Take a field trip to the Nottingham Serpentine Barrens to search for some unique birdlife in this interesting geologic area (with a bonus tour of the nearby Herr’s Potato Chip Factory!). September 16.
Find camp and event updates on Delaware Nature Society’s Facebook page.
Learn about local birds through virtual programming
The John Heinz National Wildlife Refuge at Tinicum, home to 90 species of nesting birds and over 300 species overall, will spotlight three bird species in its Wildlife of the Week virtual programming, which can be found at www.facebook.com/johnheinznwr/live. Learn about the Bald Eagle on July 2, 1:00 – 1:30; the Great Blue Heron on July 9 at 1:00 -1:30; and the Turkey Vulture on August 6, 1:00 – 1:30 p.m.
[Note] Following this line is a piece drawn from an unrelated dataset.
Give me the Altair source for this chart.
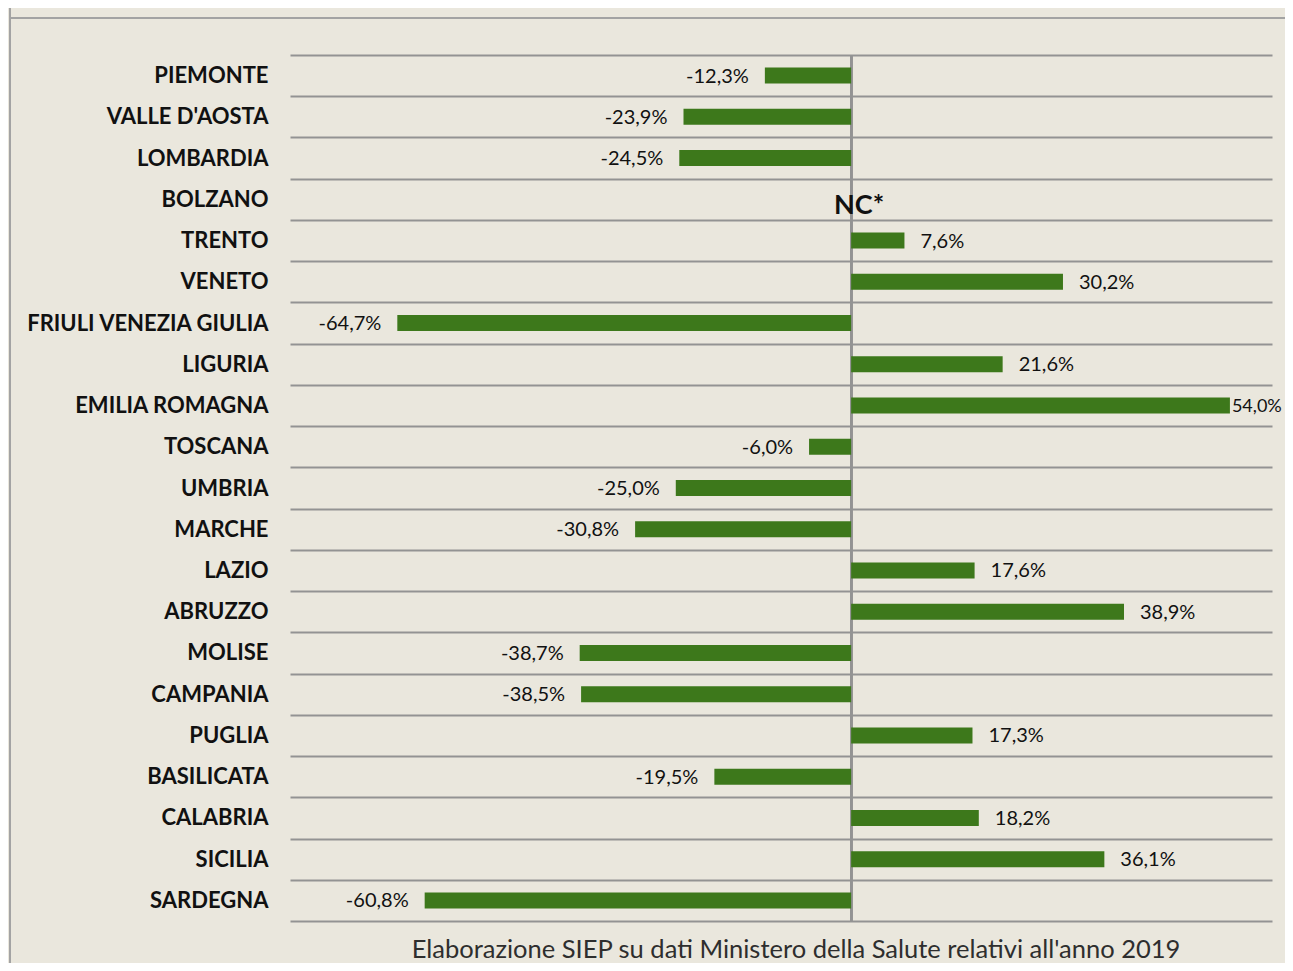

Learn how to Make Your Yard Bird-Friendly by the pros at the John James Audubon Center at Mill Grove.
Take a guided bird walk
A great way to learn how to identify birds is to go on a walk with a bird expert, and several AWE centers offer that opportunity.
The Lehigh Gap Nature Center is offering an Autumn Migration Birding Workshop. Learn why birds migrate and how to identify autumn migrants, before taking a field trip to Bake Oven Knob in search of songbirds and raptors on September 12, 8:30 a.m. – 12:00 p.m.
This fall, there are two opportunities to go on an Owl Prowl led by the Pocono Environmental Education Center, where you will look for the variety of owl species that live around the Center. September 20, 7:00 p.m. – 8:30 p.m. and, October 24, 7:00 p.m. – 8:30 p.m.